厳しいコンディション状況の中、試合序盤で先制点を取れたのはミランにとってホントに大きかったですね。あの得点で精神的にもだいぶ楽になったと思います。

今後のミランの中盤の軸はトナーリとベナセルになると個人的に思っている(思いたい)ので、トナーリだけでなくベナセルもフィジカルコンディションがだいぶ整ってきたのは嬉しいですね。昨季は不完全燃焼だったでしょうから、今季は「らしい」プレーをたくさん見たいです。

ローマは段々と軸となる形が固まってきたような印象を受けますし、厄介な試合になるでしょうね。それだけに、仰るようにテオとブラヒムのパフォーマンスは重要になると思うので、期待したいですね!
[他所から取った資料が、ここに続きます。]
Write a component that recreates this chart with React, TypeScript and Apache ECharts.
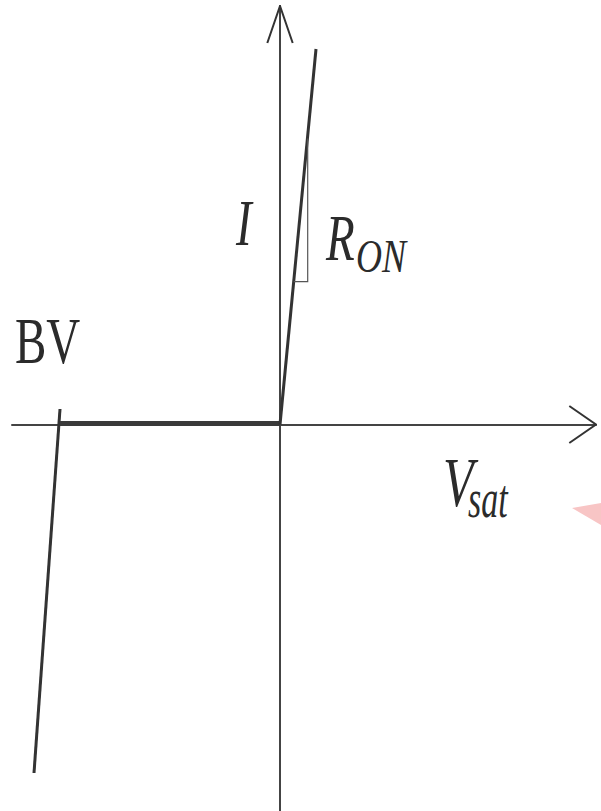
import React, { useEffect, useRef } from "react";
import * as echarts from "echarts";

// I–V characteristic of a switch: avalanche breakdown at BV, flat leakage,
// and an on-state line whose slope is R_ON. Units: V on x, I on y.
const breakdownV = [-24.6, -22.0];
const breakdownI = [-34.85, 1.55];

const leakageV = [-22.0, 0.0];
const leakageI = [0.1, 0.1];

const forwardV = [0.0, 3.6];
const forwardI = [0.0, 37.55];

// slope triangle under the on-state line
const ronV = [2.77, 2.77, 1.37];
const ronI = [28.6, 14.28, 14.28];

// open arrow heads at the ends of the axes
const arrowUpV = [-1.27, 0.0, 1.27];
const arrowUpI = [38.15, 41.85, 38.15];
const arrowRightV = [28.93, 31.6, 28.93];
const arrowRightI = [1.85, 0.0, -1.85];

const xRange = [-26.8, 31.6];
const yRange = [-38.65, 41.85];

const pairs = (xs: number[], ys: number[]) => xs.map((x, i) => [x, ys[i]]);

const SERIF = "Liberation Serif";

function lineSeries(name: string, xs: number[], ys: number[], width: number, color: string) {
  return {
    name,
    type: "line",
    data: pairs(xs, ys),
    symbol: "none",
    silent: true,
    lineStyle: { width, color, cap: "butt", join: "miter" },
    z: 3,
  };
}

function label(text: string, x: number, y: number, size: number, sy: number, italic: boolean) {
  return {
    type: "text",
    x,
    y,
    scaleY: sy,
    silent: true,
    style: {
      text,
      font: `${italic ? "italic " : ""}${size}px ${SERIF}`,
      fill: "#2b2b2b",
      align: "left",
      verticalAlign: "middle",
    },
    z: 10,
  };
}

export default function App() {
  const ref = useRef<HTMLDivElement>(null);

  useEffect(() => {
    if (!ref.current) return;
    const chart = echarts.init(ref.current, undefined, { renderer: "svg" });
    chart.setOption({
      animation: false,
      backgroundColor: "#ffffff",
      grid: { left: 12, right: 5, top: 6, bottom: 0, containLabel: false },
      xAxis: {
        type: "value",
        min: xRange[0],
        max: xRange[1],
        axisLine: { show: true, onZero: true, lineStyle: { color: "#444", width: 2 } },
        axisTick: { show: false },
        axisLabel: { show: false },
        splitLine: { show: false },
      },
      yAxis: {
        type: "value",
        min: yRange[0],
        max: yRange[1],
        axisLine: { show: true, onZero: true, lineStyle: { color: "#444", width: 2 } },
        axisTick: { show: false },
        axisLabel: { show: false },
        splitLine: { show: false },
      },
      series: [
        lineSeries("breakdown", breakdownV, breakdownI, 3, "#333"),
        lineSeries("leakage", leakageV, leakageI, 5, "#3a3a3a"),
        lineSeries("on-state", forwardV, forwardI, 3, "#333"),
        lineSeries("ron", ronV, ronI, 1.2, "#555"),
        lineSeries("arrowUp", arrowUpV, arrowUpI, 2, "#333"),
        lineSeries("arrowRight", arrowRightV, arrowRightI, 2, "#333"),
      ],
      graphic: [
        label("BV", 15, 341, 47, 1.38, false),
        label("I", 236, 223, 47, 1.38, true),
        label("R", 326, 238, 47, 1.38, true),
        label("ON", 356, 256, 36, 1.3, true),
        label("V", 443, 483, 50, 1.38, true),
        label("sat", 468, 499, 34, 1.6, true),
        {
          type: "polygon",
          silent: true,
          shape: { points: [[572, 508], [601, 503], [601, 525]] },
          style: { fill: "#f8c5c5" },
          z: 10,
        },
      ],
    });
    return () => chart.dispose();
  }, []);

  return (
    <div
      ref={ref}
      style={{ position: "absolute", left: 0, top: 0, width: 601, height: 811, background: "#fff" }}
    />
  );
}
  • 2021/10/28 (Thu) 23:04
  • REPLY
カカニスタ22

カカニスタ22

To ばんでぃえらさん

コメントありがとうございます。

CLは次節のポルト戦、そしてその裏のリバプール対アトレティコの結果次第で早くも大勢が決まりそうですね。ミランの勝利は必須として、加えてリバプールが勝ってくれれば2位通過は辛うじて見えてきます。
僕もチーム力に関しては同様の見解なので、後はそれを結果で証明して欲しいですね。

  • 2021/10/28 (Thu) 23:05
  • REPLY
カカニスタ22

カカニスタ22

To みらぽんさん

コメントありがとうございます。

バカヨコに関してはコンディションの向上待ちといった感じですが、仮にコンディションが上がったとてレギュラー陣を脅かすようなパフォーマンスには期待できなさそうなところが何ともですね…。
現在は仰るように怪我人続出のために起用せざるを得ない状況ですが、主力が戻ってきてクルニッチをボランチ計算できるようになってからもこの有様だと出場機会は少なくなるでしょうね。